Passiefwoningen Tros

38 sociale woningen volgens passiefstandaard

Projectdata

Opdrachtgever: 
Brusselse Gewestelijke Huisvestingsmaatschappij
Plaats: 
Vorst
Ontwerp: 
2014
Status: 
niet gerealiseerd
Samenwerking: 
BAS (stabiliteit)
Denc!-studio (technieken)

Bij ons eerste plaatsbezoek is het even zoeken: is het hier dat we moeten zijn? Is dit de site, achter de beschilderde en beschadigde muur? Een spontaan gegroeid bosje dat aan de aandacht is ontsnapt? 

En onmiddellijk vergeten we waar we zijn. Een kleine oase in de metropool. We zitten hier inderdaad pal op de grens tussen hoogstad en laagstad. Het aanzienlijke niveauverschil tussen beide loopt dwars doorheen de site. Die heeft daardoor de potentie van het grensvlak, met vergezichten over de Zennevalei, als een verre echo van het indrukwekkende stadspanorama vanop het Poelaertplein.

In een eerste reflex zouden we hier dan ook liever niet willen bouwen, maar veeleer een landschappelijk project van publieke ruimte maken, die als verbinding tussen beide wijken kan functioneren en het groene karakter vrijwaart: Een bosfilter op het Zuiden? Het vlakke deel als een gedeelde tuin met grote bomen voor de torenflats? Een groene rustplek aan het einde van de Trosdreef die tot beide toegang geeft?
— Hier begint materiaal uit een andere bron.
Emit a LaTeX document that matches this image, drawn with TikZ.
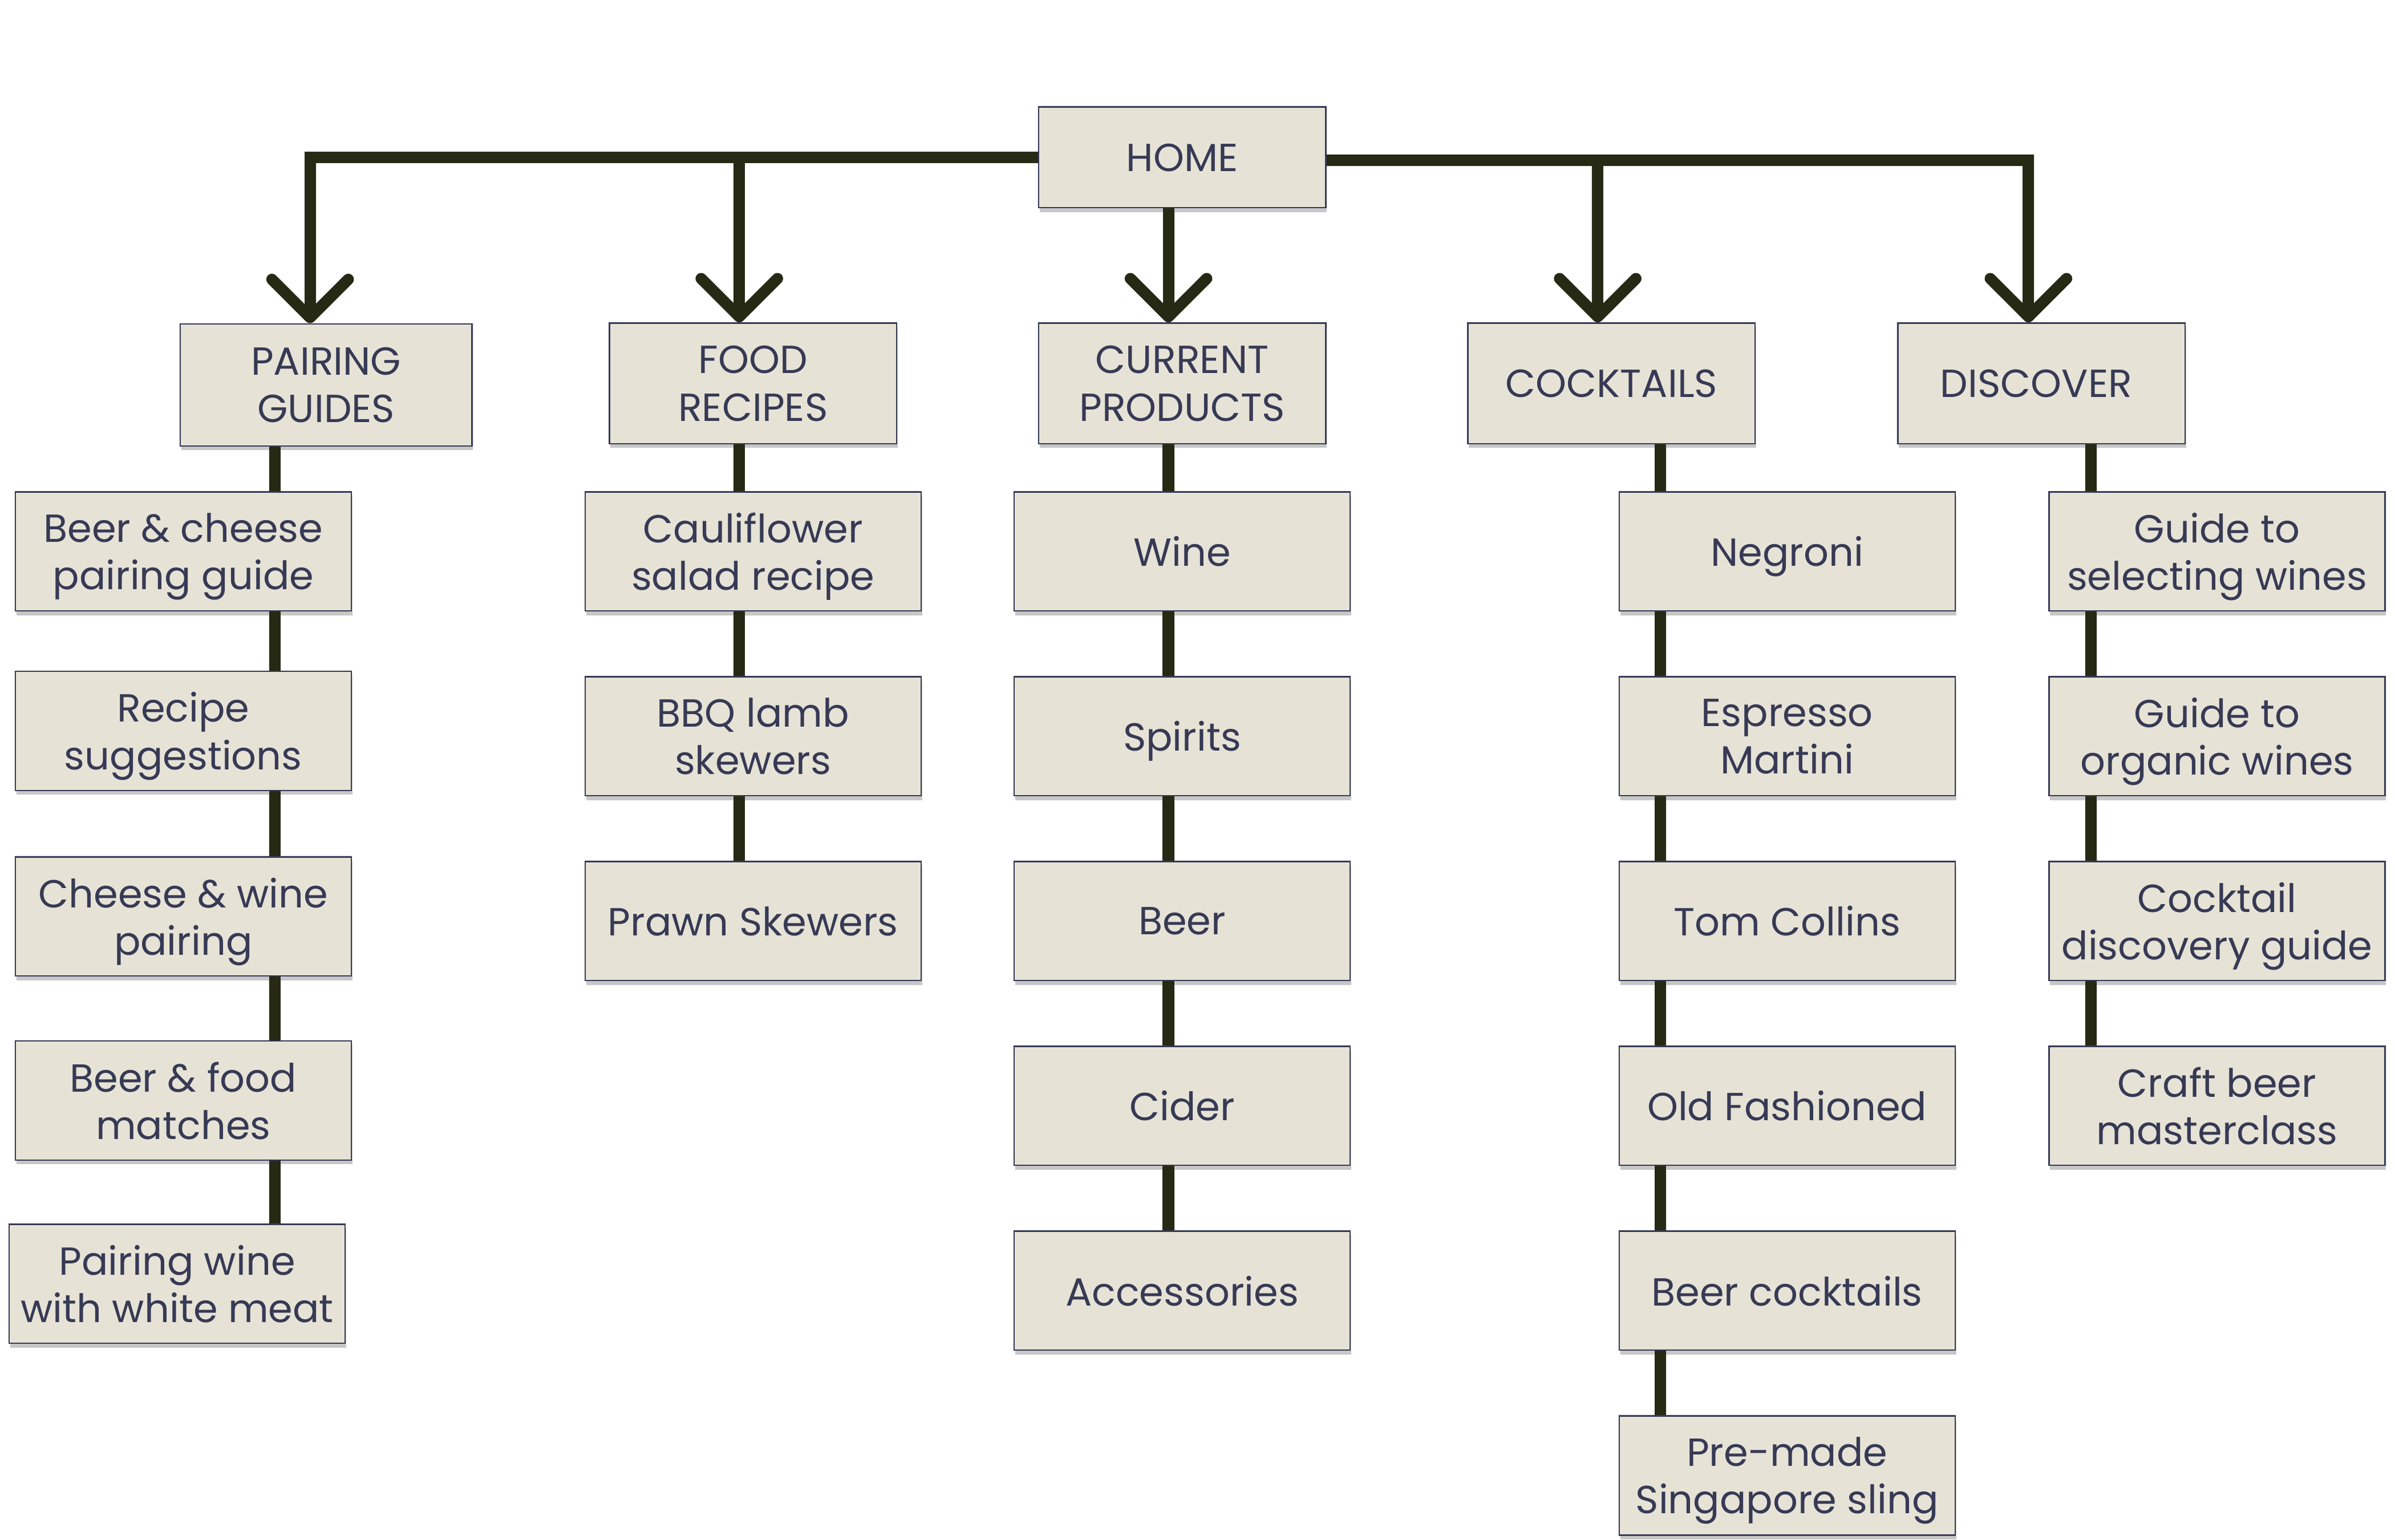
\documentclass[tikz,border=0pt]{standalone}
\usepackage{fontspec}
\setmainfont{Poppins}
\usetikzlibrary{arrows.meta,shadows}
\definecolor{boxfill}{HTML}{E6E3D6}
\definecolor{boxtext}{HTML}{373A55}
\definecolor{linkcol}{HTML}{262A14}
\tikzset{
    basebox/.style={draw=boxtext, line width=0.5pt, fill=boxfill, text=boxtext,
        align=center, inner sep=1pt, text depth=0pt, font=\fontsize{14.6}{17.7}\selectfont,
        drop shadow={shadow xshift=0.4pt, shadow yshift=-1.6pt, fill=black, opacity=0.22}},
    headbox/.style={basebox, minimum width=3.76cm, minimum height=1.58cm},
    itembox/.style={basebox, minimum width=4.4cm, minimum height=1.56cm},
    link/.style={draw=linkcol, line width=4.4pt},
    arrowlink/.style={draw=linkcol, line width=4.2pt,
        -{Straight Barb[length=0.5cm, width=1.0cm, round]}}
}
\begin{document}
\begin{tikzpicture}[x=0.02cm, y=-0.02cm]
\useasboundingbox (0,0) rectangle (1568,1008);

% Home and sections
\node[basebox, minimum width=3.76cm, minimum height=1.32cm] (home) at (774,103) {HOME};
\node[headbox, minimum width=3.82cm, minimum height=1.6cm] (pair) at (213.5,252) {PAIRING\\GUIDES};
\foreach \name/\x/\txt in {
    food/493/{FOOD\\RECIPES},
    prod/774/{CURRENT\\PRODUCTS},
    cock/1055/{COCKTAILS},
    disc/1336.5/{DISCOVER}
} {
    \node[headbox] (\name) at (\x,251) {\txt};
}

% Arrows from home
\draw[arrowlink] (home.west) -| ([xshift=-0.21cm]pair.north);
\draw[arrowlink] (home.west) -| ([xshift=-0.18cm]food.north);
\draw[arrowlink] ([xshift=-0.18cm]home.south) -- ([xshift=-0.18cm]prod.north);
\draw[arrowlink] ([yshift=-0.04cm]home.east) -| ([xshift=-0.18cm]cock.north);
\draw[arrowlink] ([yshift=-0.04cm]home.east) -| ([xshift=-0.17cm]disc.north);

% Pairing guides
\node[itembox] (pair1) at (120,361) {Beer \& cheese\\pairing guide};
\node[itembox] (pair2) at (120,478.5) {Recipe\\suggestions};
\node[itembox] (pair3) at (120,600) {Cheese \& wine\\pairing};
\node[itembox] (pair4) at (120,720.5) {Beer \& food\\matches};
\node[itembox] (pair5) at (116,840.5) {Pairing wine\\with white meat};
\coordinate (pairspine) at ([xshift=-0.67cm]pair.south);
\draw[link] (pair.south -| pairspine) -- (pair1.north -| pairspine)
    (pair1.south -| pairspine) -- (pair2.north -| pairspine)
    (pair2.south -| pairspine) -- (pair3.north -| pairspine)
    (pair3.south -| pairspine) -- (pair4.north -| pairspine)
    (pair4.south -| pairspine) -- (pair5.north -| pairspine);

% Food recipes
\node[itembox] (food1) at (493,361) {Cauliflower\\salad recipe};
\node[itembox] (food2) at (493,482) {BBQ lamb\\skewers};
\node[itembox] (food3) at (493,603) {Prawn Skewers};
\coordinate (foodspine) at ([xshift=-0.18cm]food.south);
\draw[link] (food.south -| foodspine) -- (food1.north -| foodspine)
    (food1.south -| foodspine) -- (food2.north -| foodspine)
    (food2.south -| foodspine) -- (food3.north -| foodspine);

% Current products
\node[itembox] (prod1) at (774,361) {Wine};
\node[itembox] (prod2) at (774,482) {Spirits};
\node[itembox] (prod3) at (774,603) {Beer};
\node[itembox] (prod4) at (774,724) {Cider};
\node[itembox] (prod5) at (774,845) {Accessories};
\coordinate (prodspine) at ([xshift=-0.18cm]prod.south);
\draw[link] (prod.south -| prodspine) -- (prod1.north -| prodspine)
    (prod1.south -| prodspine) -- (prod2.north -| prodspine)
    (prod2.south -| prodspine) -- (prod3.north -| prodspine)
    (prod3.south -| prodspine) -- (prod4.north -| prodspine)
    (prod4.south -| prodspine) -- (prod5.north -| prodspine);

% Cocktails
\node[itembox] (cock1) at (1170,361) {Negroni};
\node[itembox] (cock2) at (1170,482) {Espresso\\Martini};
\node[itembox] (cock3) at (1170,603) {Tom Collins};
\node[itembox] (cock4) at (1170,724) {Old Fashioned};
\node[itembox] (cock5) at (1170,845) {Beer cocktails};
\node[itembox] (cock6) at (1170,966) {Pre-made\\Singapore sling};
\coordinate (cockspine) at ([xshift=0.64cm]cock.south);
\draw[link] (cock.south -| cockspine) -- (cock1.north -| cockspine)
    (cock1.south -| cockspine) -- (cock2.north -| cockspine)
    (cock2.south -| cockspine) -- (cock3.north -| cockspine)
    (cock3.south -| cockspine) -- (cock4.north -| cockspine)
    (cock4.south -| cockspine) -- (cock5.north -| cockspine)
    (cock5.south -| cockspine) -- (cock6.north -| cockspine);

% Discover
\node[itembox] (disc1) at (1451.5,361) {Guide to\\selecting wines};
\node[itembox] (disc2) at (1451.5,482) {Guide to\\organic wines};
\node[itembox] (disc3) at (1451.5,603) {Cocktail\\discovery guide};
\node[itembox] (disc4) at (1451.5,724) {Craft beer\\masterclass};
\coordinate (discspine) at ([xshift=0.65cm]disc.south);
\draw[link] (disc.south -| discspine) -- (disc1.north -| discspine)
    (disc1.south -| discspine) -- (disc2.north -| discspine)
    (disc2.south -| discspine) -- (disc3.north -| discspine)
    (disc3.south -| discspine) -- (disc4.north -| discspine);
\end{tikzpicture}
\end{document}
Als we de keermuur verdikken tot de dikte van een ondiepe woning, wordt meteen ook de muurconstructie stabieler. Door het geaccentueerde niveauverschil kunnen we de slaapverdieping niet op, maar onder het gelijkvloers voorzien. De tuin moet dan niet voor de woning op een daarvoor veel te hellend terrein, maar kan er bovenop: een daktuin die optimaal het vergezicht over de Zennevallei benut. Alle verblijfsruimten (woonkamer en slaapkamers) zijn zuid geöriënteerd, en kijken uit op en door het bosfilter. 

Wat verder, waar de muur naar binnen plooit, ligt het terrein gaandeweg lager, en kunnen onder eenzelfde kroonlijsthoogte éénkamerflats op 3 niveaus gestapeld worden. Ook hier levert het hoogteverschil een extra bouwlaag. Een eenvoudig galerijsysteem met trappen zorgt voor een grotere collectiviteit en gebruiksintensiteit ter hoogte van de tuin. Elke flat krijgt een zuidterras dat uitkraagt tussen de bomen van het bosfilter.

Alle verblijfsruimten samen vormen op het zuiden een levendige wand, een filigraan achter de bomen, dat de Messidorwijk ‘beëindigt’ en het bosfilter ‘bewaakt’. Op analoge wijze zouden langs de tuin, en als buffer naar de tuinen Trosdreef, PBM-woningen onder het beoogde dak kunnen geschoven worden. Op 1 bouwlaag kunnen zeer lange woningen geconcipieerd worden, omdat extra zonlicht via het dak binnenkan. Deze gelijkvloerse laag is in alles zowat het tegengestelde van de ‘muurwoningen’: een complementaire figuur. Het kan als een lichte meccano onder de bomen worden gemonteerd, dus opnieuw met maximaal behoud van alle waardevolle bomen. De aanwezigheid van deze woningen in de gedeelde tuin verzekert de levendigheid ervan en zorgt voor voldoende sociale controle.